Every book is a canvas in the hands of its creator. And as an undercurrent, every piece of writing is about finding the meaning of life. Some writers approach it as a subtle lesson, some do through a series of events, and others enthuse their own persona on one of the characters in the story and speak to the reader. Roberts does all three. There are experiences he goes through, people he befriends, through which the fundamental questions (Why, What, and How) are answered for him, even as more complex questions keep cropping up.

But the greatest character in the book is Bombay. There are several books in which cities are central to the theme. Cities which have permeated the thoughts of the writers so deeply that they take on an identity of their own. Bombay is probably unique in the fact that it has inspired the maximum number of books when counted against other Indian cities. But Roberts, or Lin Baba as he is called in the book, is not just inspired by this great city.

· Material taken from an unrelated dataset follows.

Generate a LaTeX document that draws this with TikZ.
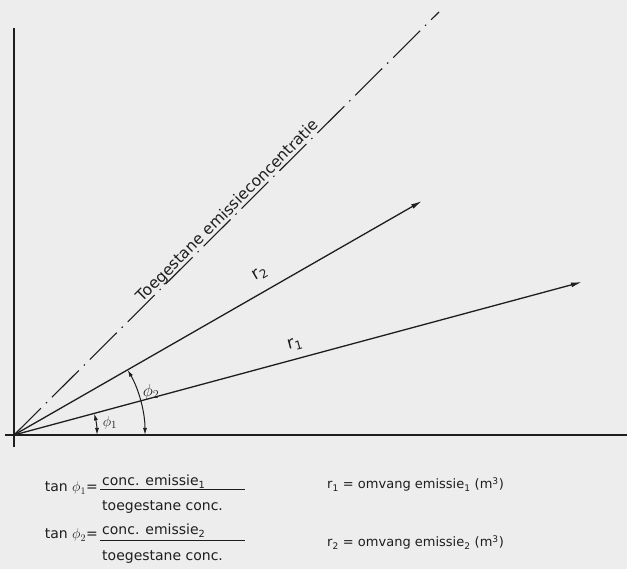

He is in love with it, in awe of it, and Bombay is the first city he can truly call home. Often, writers, while writing about India, get carried away by the poverty and the graphic representations of it. Lin lives in a slum beside the Bombay Trade Center, and nowhere does his love of the city get affected by its masses and the poverty. His love for Bombay is unconditional, and that, for me, is one of the most endearing aspects of Shantaram.

All the great books of the world have one thing in common - Words flow effortlessly. In Shantaram, words have that ease. Every page paints a picture for the reader - which only happens when a writer is truly at the top of his game. Or when a greater spirit is guiding him. Whatever be the case, Roberts has that gift of words in Shantaram, and his choice of words is truly outstanding. Look at these gems. Yes, I actually annotated them on my Nook while reading!

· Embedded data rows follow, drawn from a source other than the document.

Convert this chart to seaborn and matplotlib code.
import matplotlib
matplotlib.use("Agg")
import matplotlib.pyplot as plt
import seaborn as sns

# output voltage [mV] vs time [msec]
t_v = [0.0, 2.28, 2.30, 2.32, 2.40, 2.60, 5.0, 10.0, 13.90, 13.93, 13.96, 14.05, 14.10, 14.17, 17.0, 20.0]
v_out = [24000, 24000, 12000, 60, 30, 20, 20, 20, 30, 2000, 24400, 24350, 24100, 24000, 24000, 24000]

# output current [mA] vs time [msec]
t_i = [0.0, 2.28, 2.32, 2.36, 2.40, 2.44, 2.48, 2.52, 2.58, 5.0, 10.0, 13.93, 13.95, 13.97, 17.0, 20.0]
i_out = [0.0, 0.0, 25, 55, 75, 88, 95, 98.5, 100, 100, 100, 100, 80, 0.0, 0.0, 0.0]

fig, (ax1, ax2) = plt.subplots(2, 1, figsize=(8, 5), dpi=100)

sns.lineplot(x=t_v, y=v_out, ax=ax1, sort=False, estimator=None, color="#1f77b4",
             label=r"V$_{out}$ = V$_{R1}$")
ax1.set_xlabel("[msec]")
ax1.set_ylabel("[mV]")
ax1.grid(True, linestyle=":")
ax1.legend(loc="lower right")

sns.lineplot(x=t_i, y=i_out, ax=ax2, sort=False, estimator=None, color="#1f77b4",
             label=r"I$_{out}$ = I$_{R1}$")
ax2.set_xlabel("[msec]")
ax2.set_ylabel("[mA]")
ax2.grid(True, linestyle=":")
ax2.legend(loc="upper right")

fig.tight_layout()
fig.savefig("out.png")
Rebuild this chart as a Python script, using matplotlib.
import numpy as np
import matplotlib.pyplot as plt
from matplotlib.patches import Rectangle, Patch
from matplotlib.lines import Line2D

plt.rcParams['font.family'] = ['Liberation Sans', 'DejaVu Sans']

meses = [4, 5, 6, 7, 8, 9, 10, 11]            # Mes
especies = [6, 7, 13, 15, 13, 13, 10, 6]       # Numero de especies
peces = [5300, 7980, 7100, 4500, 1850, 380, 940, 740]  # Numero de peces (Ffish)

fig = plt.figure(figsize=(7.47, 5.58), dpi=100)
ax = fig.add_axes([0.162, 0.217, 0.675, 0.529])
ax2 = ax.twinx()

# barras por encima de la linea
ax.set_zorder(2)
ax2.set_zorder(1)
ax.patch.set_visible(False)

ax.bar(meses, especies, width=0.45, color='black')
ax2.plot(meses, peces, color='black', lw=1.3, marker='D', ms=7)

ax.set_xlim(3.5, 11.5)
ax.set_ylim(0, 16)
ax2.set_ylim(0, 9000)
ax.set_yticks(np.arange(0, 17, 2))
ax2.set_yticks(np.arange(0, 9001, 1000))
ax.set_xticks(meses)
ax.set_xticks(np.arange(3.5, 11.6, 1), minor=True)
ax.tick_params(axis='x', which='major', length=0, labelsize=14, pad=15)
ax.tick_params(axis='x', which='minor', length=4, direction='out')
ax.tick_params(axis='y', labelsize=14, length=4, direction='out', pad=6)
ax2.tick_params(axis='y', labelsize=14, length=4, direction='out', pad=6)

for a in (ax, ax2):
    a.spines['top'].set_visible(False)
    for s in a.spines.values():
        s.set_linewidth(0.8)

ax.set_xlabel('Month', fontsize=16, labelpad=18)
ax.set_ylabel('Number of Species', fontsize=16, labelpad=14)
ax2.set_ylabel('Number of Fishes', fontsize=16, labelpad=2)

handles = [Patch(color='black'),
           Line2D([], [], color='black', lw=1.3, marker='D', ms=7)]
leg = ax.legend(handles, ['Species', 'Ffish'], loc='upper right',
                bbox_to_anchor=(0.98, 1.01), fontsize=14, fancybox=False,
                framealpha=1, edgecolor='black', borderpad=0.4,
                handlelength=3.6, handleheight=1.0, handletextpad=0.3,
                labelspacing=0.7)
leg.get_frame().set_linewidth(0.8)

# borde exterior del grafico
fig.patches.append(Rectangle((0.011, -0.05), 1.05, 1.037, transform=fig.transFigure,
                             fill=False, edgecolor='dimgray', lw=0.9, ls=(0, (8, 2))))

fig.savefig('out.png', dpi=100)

'Poverty and Pride are devoted Blood brothers until one, always and inevitably, kills the other'

'I don't know what frightens me more, the power that crushes us or our endless ability to endure it'

'We live on because we can Love. And we love because we can forgive'

'It is impossible to despise someone you honestly pity, and to shun someone you truly love'

'Pity is the one part of love that asks for nothing in return and, because of that, every act of pity is a kind of prayer'

Profound, right? Imagine them interwoven with the story. Each chapter has something profound coming up, and 'profound' is a word that will often jump up from your consciousness while reading Shantaram. Suddenly, from the most innocuous narrative will spring up a sentence that will cause you to re-read it and pause for a little while before going on. This is not a novel you will steam through; and such books are truly rare. Precisely what I meant in my two-bit classification theory :)

Another amazing feat Roberts achieved with Shantaram is that of a satisfying ending. When the canvas is huge, the climax becomes insanely difficult. For all those characters to culminate in an ending that the reader is satiated with, is no mean task. Many books that have taken the 'many years' route suffer from this phenomenon, where the ending isn't really conclusive. Shantaram, however, has a beautiful ending, and one doesn't feel left in the lurch. For a genuine reader, after living with the characters for 950 pages, a botched up ending is a terrible frustration! But that is not the case with Shantaram. Well done, Writer :) Yes, it is obvious that you have fictionalized a part of the story - as it should've been. No, your descriptions of India are not entirely accurate But you're forgiven!

A story is truly successful when the characters remain with you long after the book is complete. Lin Baba, Prabaker, Khaderbhai, Abdullah, Didier, Khaled, Karla, Nazeer, Johnny Cigar, they all stay on with the reader long after the book is put away, and that is no mean achievement!

The book was originally published in 2004. And I got around to reading it only ten years later. But I'm glad I did. Thank you, Sonia, for the recommendation :) After reading a hundred novels which each took two or three days to complete, it was immensely satisfying to read one which took close to three weeks.